Bu ilkeler ışığında somut olaya gelince; olayları açıklamak taraflara, hukuki nitelendirmeyi yapmak hakime aittir. Her ne kadar mahkemece, dava adi ortaklıktan kaynaklanan tapu iptali ve tescil olarak nitelendirilmiş ise de, uyuşmazlık inançlı işleme dayalı tapu iptali ve tescil talebine ilişkindir.Davacı taraf, inançlı işlemi yukarıdaki ilkelere göre yazılı delil veya yazılı delil başlangıcı ile birlikte diğer delillerle ispatlayabilir ise de dosyaya ibraz edilen ve davanın kabulüne dayanak yapılan 23.03.2011 tarihli protokolün fotokopi olduğu ve aslının dosyaya ibraz edilmediği, belge içeriğinin ve imzanın davalı yanca kabul edilmediği anlaşılmıştır.
Bu durumda mahkemece yapılması gereken iş, dayanılan fotokopi belgedeki imzanın davalıya ait olup olmadığını yöntemince bilirkişi incelemesi yaptırılarak saptamak, yaptırılacak inceleme sonucu imzanın davalının eli ürünü olduğu saptanırsa inanç ilişkisi yazılı delille kanıtlanmış olacağından davayı şimdiki gibi kabul etmek, aksi durumda iddia yazılı delille kanıtlanmamış olacağından davayı reddetmek olmalıdır.
Eksik inceleme ve araştırmaya dayalı karar açıklanan nedenle bozulmalıdır.

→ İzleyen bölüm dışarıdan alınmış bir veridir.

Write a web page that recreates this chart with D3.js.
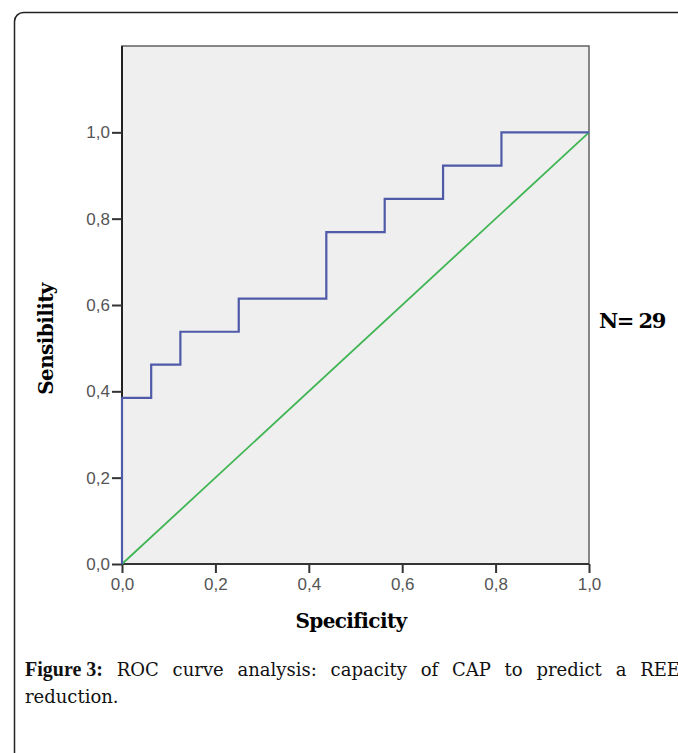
<!DOCTYPE html>
<html>
<head>
<meta charset="utf-8">
<script src="https://cdn.jsdelivr.net/npm/d3@7"></script>
<style>
  body { margin: 0; background: #fff; }
  svg { display: block; }
</style>
</head>
<body>
<div id="chart"></div>
<script>
// ROC curve points (1 - specificity on x, sensitivity on y)
var roc_x = [0, 0, 0.0625, 0.0625, 0.125, 0.125, 0.25, 0.25, 0.4375, 0.4375, 0.5625, 0.5625, 0.6875, 0.6875, 0.8125, 0.8125, 1.0];
var roc_y = [0, 0.385, 0.385, 0.462, 0.462, 0.538, 0.538, 0.615, 0.615, 0.769, 0.769, 0.846, 0.846, 0.923, 0.923, 1.0, 1.0];
var ref_x = [0, 1];
var ref_y = [0, 1];
var x_ticks = [0, 0.2, 0.4, 0.6, 0.8, 1.0];
var y_ticks = [0, 0.2, 0.4, 0.6, 0.8, 1.0];
var n_label = "N= 29";
var caption_bold = "Figure 3:";
var caption_line1 = "ROC curve analysis: capacity of CAP to predict a REE";
var caption_line2 = "reduction.";

var width = 678,
    height = 753,
    plot = {left: 122, right: 589, top: 46, bottom: 564},
    curve_color = "#4f5aa8",
    diag_color = "#3fb553",
    title_font = "'DejaVu Serif', serif",
    fmt = function(d) { return d3.format(".1f")(d).replace(".", ","); };

var svg = d3.select("#chart").append("svg")
    .attr("width", width)
    .attr("height", height);

// outer rounded frame of the figure box (runs off the page to the right/bottom)
svg.append("rect")
    .attr("x", 14.5).attr("y", 12.5)
    .attr("width", 700).attr("height", 800)
    .attr("rx", 9).attr("ry", 9)
    .style("fill", "#fff")
    .style("stroke", "#222")
    .style("stroke-width", 1.5);

var x = d3.scaleLinear().domain([0, 1]).range([plot.left, plot.right]);
var y = d3.scaleLinear().domain([0, 1.2]).range([plot.bottom, plot.top]);

// plot background
svg.append("rect")
    .attr("x", plot.left).attr("y", plot.top)
    .attr("width", plot.right - plot.left)
    .attr("height", plot.bottom - plot.top)
    .style("fill", "#efefef")
    .style("stroke", "#6a6a6a")
    .style("stroke-width", 1.6);

// axes
var xAxis = svg.append("g")
    .attr("transform", "translate(0," + plot.bottom + ")")
    .call(d3.axisBottom(x).tickValues(x_ticks).tickFormat(fmt).tickSize(9).tickPadding(5));

var yAxis = svg.append("g")
    .attr("transform", "translate(" + plot.left + ",0)")
    .call(d3.axisLeft(y).tickValues(y_ticks).tickFormat(fmt).tickSize(10).tickPadding(2));

[xAxis, yAxis].forEach(function(ax) {
    ax.select(".domain").style("stroke", "#333").style("stroke-width", 2);
    ax.selectAll(".tick line").style("stroke", "#333").style("stroke-width", 2);
    ax.selectAll(".tick text")
        .style("font-family", "'Liberation Sans', Arial, sans-serif")
        .style("font-size", "17px")
        .style("fill", "#555");
});
yAxis.select(".domain").attr("d", "M0," + plot.bottom + "V" + plot.top).style("stroke", "#222");
xAxis.select(".domain").attr("d", "M" + plot.left + ",0H" + plot.right);

// reference diagonal
var line = d3.line()
    .x(function(d) { return x(d[0]); })
    .y(function(d) { return y(d[1]); });

svg.append("path")
    .datum(d3.zip(ref_x, ref_y))
    .attr("d", line)
    .style("fill", "none")
    .style("stroke", diag_color)
    .style("stroke-width", 1.8);

// ROC step curve
svg.append("path")
    .datum(d3.zip(roc_x, roc_y))
    .attr("d", line)
    .style("fill", "none")
    .style("stroke", curve_color)
    .style("stroke-width", 2.2);

// axis titles
svg.append("text")
    .attr("x", 351)
    .attr("y", 628)
    .attr("text-anchor", "middle")
    .style("font-family", title_font)
    .style("font-weight", "bold")
    .style("font-size", "20px")
    .style("letter-spacing", "-0.6px")
    .text("Specificity");

svg.append("text")
    .attr("transform", "translate(53,339) rotate(-90)")
    .attr("text-anchor", "middle")
    .style("font-family", title_font)
    .style("font-weight", "bold")
    .style("font-size", "20px")
    .style("letter-spacing", "-0.6px")
    .text("Sensibility");

svg.append("text")
    .attr("x", 599)
    .attr("y", 328)
    .style("font-family", title_font)
    .style("font-weight", "bold")
    .style("font-size", "21px")
    .style("letter-spacing", "-1.5px")
    .text(n_label);

// caption, first line justified across the box
var cap_font = "'DejaVu Serif', serif",
    cap_size = "18px",
    cap_left = 25,
    cap_right = 680;

var words = [{t: caption_bold, bold: true}].concat(caption_line1.split(" ").map(function(w) { return {t: w, bold: false}; }));
var cap = svg.append("g");
var nodes = words.map(function(w) {
    return cap.append("text")
        .attr("y", 676)
        .style("font-family", w.bold ? "'Liberation Serif', serif" : cap_font)
        .style("font-size", w.bold ? "20px" : cap_size)
        .style("font-weight", w.bold ? "bold" : "normal")
        .style("fill", "#111")
        .text(w.t);
});
var total = d3.sum(nodes, function(n) { return n.node().getComputedTextLength(); });
var gap = (cap_right - cap_left - total) / (nodes.length - 1);
var cx = cap_left;
nodes.forEach(function(n) {
    n.attr("x", cx);
    cx += n.node().getComputedTextLength() + gap;
});

svg.append("text")
    .attr("x", cap_left)
    .attr("y", 703)
    .style("font-family", cap_font)
    .style("font-size", cap_size)
    .style("fill", "#111")
    .text(caption_line2);
</script>
</body>
</html>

SONUÇ: Yukarıda açıklanan nedenlerle davalı vekilinin temyiz itirazlarının kabulü ile hükmün BOZULMASINA, temyiz harcının yatırana iadesine, kararın tebliğinden itibaren 15 gün içinde karar düzeltme yolu açık olmak üzere, 19.11.2020 tarihinde oy birliği ile karar verildi.